-- Start of Supplied information --

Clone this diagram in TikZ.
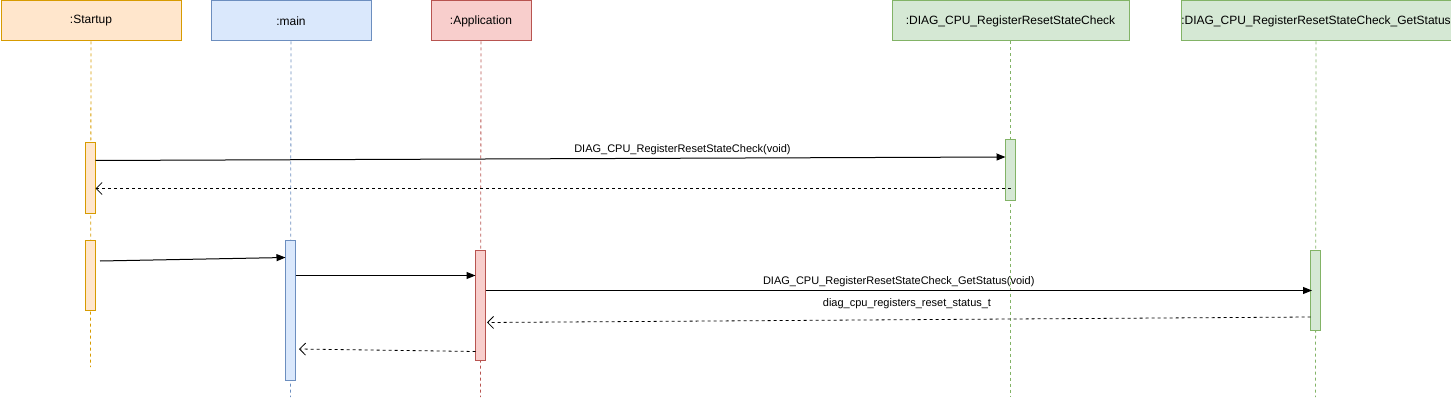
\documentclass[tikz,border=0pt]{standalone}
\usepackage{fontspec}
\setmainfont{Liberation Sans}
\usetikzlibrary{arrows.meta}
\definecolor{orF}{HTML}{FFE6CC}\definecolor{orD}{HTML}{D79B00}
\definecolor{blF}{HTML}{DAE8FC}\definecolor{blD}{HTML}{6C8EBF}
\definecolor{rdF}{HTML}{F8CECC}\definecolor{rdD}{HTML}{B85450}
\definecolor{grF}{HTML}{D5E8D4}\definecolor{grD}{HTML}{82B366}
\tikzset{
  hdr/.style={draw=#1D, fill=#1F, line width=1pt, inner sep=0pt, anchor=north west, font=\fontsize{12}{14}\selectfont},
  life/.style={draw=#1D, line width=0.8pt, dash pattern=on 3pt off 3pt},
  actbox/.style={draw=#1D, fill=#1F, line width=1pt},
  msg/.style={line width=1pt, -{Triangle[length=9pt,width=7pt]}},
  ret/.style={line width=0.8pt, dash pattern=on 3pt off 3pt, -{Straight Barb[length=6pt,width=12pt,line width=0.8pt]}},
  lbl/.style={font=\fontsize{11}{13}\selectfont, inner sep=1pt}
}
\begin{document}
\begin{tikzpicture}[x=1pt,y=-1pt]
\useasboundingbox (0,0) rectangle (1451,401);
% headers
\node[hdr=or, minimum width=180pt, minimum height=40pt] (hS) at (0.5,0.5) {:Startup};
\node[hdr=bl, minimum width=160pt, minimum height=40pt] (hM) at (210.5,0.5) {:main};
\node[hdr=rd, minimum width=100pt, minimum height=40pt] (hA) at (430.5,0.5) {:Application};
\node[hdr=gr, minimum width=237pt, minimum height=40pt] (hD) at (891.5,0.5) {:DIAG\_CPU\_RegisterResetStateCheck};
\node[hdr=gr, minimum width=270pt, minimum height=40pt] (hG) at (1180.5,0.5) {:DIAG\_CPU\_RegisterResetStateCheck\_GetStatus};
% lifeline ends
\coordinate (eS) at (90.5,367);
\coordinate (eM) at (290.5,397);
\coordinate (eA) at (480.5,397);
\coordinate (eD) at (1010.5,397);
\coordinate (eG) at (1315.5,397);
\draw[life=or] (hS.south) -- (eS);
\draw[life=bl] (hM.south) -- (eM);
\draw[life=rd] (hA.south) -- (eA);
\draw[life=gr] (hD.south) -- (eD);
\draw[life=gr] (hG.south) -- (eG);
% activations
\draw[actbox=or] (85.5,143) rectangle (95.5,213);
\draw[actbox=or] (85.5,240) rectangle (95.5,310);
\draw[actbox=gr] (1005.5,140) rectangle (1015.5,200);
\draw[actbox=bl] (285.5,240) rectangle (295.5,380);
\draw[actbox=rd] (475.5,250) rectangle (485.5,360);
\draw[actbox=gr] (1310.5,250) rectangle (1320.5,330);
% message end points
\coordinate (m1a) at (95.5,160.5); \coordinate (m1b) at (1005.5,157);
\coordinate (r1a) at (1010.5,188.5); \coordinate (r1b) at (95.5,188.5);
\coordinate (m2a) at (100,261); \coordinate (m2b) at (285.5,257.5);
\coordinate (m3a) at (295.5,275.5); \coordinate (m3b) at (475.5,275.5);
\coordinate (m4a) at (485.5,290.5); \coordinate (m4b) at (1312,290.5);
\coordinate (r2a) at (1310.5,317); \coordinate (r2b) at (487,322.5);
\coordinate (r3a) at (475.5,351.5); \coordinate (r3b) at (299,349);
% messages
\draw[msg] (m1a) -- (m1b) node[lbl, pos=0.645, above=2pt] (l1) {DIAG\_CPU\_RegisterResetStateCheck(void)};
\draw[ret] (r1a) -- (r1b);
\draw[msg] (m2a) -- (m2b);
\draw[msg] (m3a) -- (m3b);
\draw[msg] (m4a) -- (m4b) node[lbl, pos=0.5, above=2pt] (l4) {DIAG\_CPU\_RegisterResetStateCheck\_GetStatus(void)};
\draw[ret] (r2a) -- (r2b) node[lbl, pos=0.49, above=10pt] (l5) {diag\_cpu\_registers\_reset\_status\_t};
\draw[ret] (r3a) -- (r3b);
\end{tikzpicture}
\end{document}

-- End of Supplied information --

[Goal of the exercise] Quote in full the listing given above; the images are to be left out.

[Solution to the problem]
Clone this diagram in TikZ.
\documentclass[tikz,border=0pt]{standalone}
\usepackage{fontspec}
\setmainfont{Liberation Sans}
\usetikzlibrary{arrows.meta}
\definecolor{orF}{HTML}{FFE6CC}\definecolor{orD}{HTML}{D79B00}
\definecolor{blF}{HTML}{DAE8FC}\definecolor{blD}{HTML}{6C8EBF}
\definecolor{rdF}{HTML}{F8CECC}\definecolor{rdD}{HTML}{B85450}
\definecolor{grF}{HTML}{D5E8D4}\definecolor{grD}{HTML}{82B366}
\tikzset{
  hdr/.style={draw=#1D, fill=#1F, line width=1pt, inner sep=0pt, anchor=north west, font=\fontsize{12}{14}\selectfont},
  life/.style={draw=#1D, line width=0.8pt, dash pattern=on 3pt off 3pt},
  actbox/.style={draw=#1D, fill=#1F, line width=1pt},
  msg/.style={line width=1pt, -{Triangle[length=9pt,width=7pt]}},
  ret/.style={line width=0.8pt, dash pattern=on 3pt off 3pt, -{Straight Barb[length=6pt,width=12pt,line width=0.8pt]}},
  lbl/.style={font=\fontsize{11}{13}\selectfont, inner sep=1pt}
}
\begin{document}
\begin{tikzpicture}[x=1pt,y=-1pt]
\useasboundingbox (0,0) rectangle (1451,401);
% headers
\node[hdr=or, minimum width=180pt, minimum height=40pt] (hS) at (0.5,0.5) {:Startup};
\node[hdr=bl, minimum width=160pt, minimum height=40pt] (hM) at (210.5,0.5) {:main};
\node[hdr=rd, minimum width=100pt, minimum height=40pt] (hA) at (430.5,0.5) {:Application};
\node[hdr=gr, minimum width=237pt, minimum height=40pt] (hD) at (891.5,0.5) {:DIAG\_CPU\_RegisterResetStateCheck};
\node[hdr=gr, minimum width=270pt, minimum height=40pt] (hG) at (1180.5,0.5) {:DIAG\_CPU\_RegisterResetStateCheck\_GetStatus};
% lifeline ends
\coordinate (eS) at (90.5,367);
\coordinate (eM) at (290.5,397);
\coordinate (eA) at (480.5,397);
\coordinate (eD) at (1010.5,397);
\coordinate (eG) at (1315.5,397);
\draw[life=or] (hS.south) -- (eS);
\draw[life=bl] (hM.south) -- (eM);
\draw[life=rd] (hA.south) -- (eA);
\draw[life=gr] (hD.south) -- (eD);
\draw[life=gr] (hG.south) -- (eG);
% activations
\draw[actbox=or] (85.5,143) rectangle (95.5,213);
\draw[actbox=or] (85.5,240) rectangle (95.5,310);
\draw[actbox=gr] (1005.5,140) rectangle (1015.5,200);
\draw[actbox=bl] (285.5,240) rectangle (295.5,380);
\draw[actbox=rd] (475.5,250) rectangle (485.5,360);
\draw[actbox=gr] (1310.5,250) rectangle (1320.5,330);
% message end points
\coordinate (m1a) at (95.5,160.5); \coordinate (m1b) at (1005.5,157);
\coordinate (r1a) at (1010.5,188.5); \coordinate (r1b) at (95.5,188.5);
\coordinate (m2a) at (100,261); \coordinate (m2b) at (285.5,257.5);
\coordinate (m3a) at (295.5,275.5); \coordinate (m3b) at (475.5,275.5);
\coordinate (m4a) at (485.5,290.5); \coordinate (m4b) at (1312,290.5);
\coordinate (r2a) at (1310.5,317); \coordinate (r2b) at (487,322.5);
\coordinate (r3a) at (475.5,351.5); \coordinate (r3b) at (299,349);
% messages
\draw[msg] (m1a) -- (m1b) node[lbl, pos=0.645, above=2pt] (l1) {DIAG\_CPU\_RegisterResetStateCheck(void)};
\draw[ret] (r1a) -- (r1b);
\draw[msg] (m2a) -- (m2b);
\draw[msg] (m3a) -- (m3b);
\draw[msg] (m4a) -- (m4b) node[lbl, pos=0.5, above=2pt] (l4) {DIAG\_CPU\_RegisterResetStateCheck\_GetStatus(void)};
\draw[ret] (r2a) -- (r2b) node[lbl, pos=0.49, above=10pt] (l5) {diag\_cpu\_registers\_reset\_status\_t};
\draw[ret] (r3a) -- (r3b);
\end{tikzpicture}
\end{document}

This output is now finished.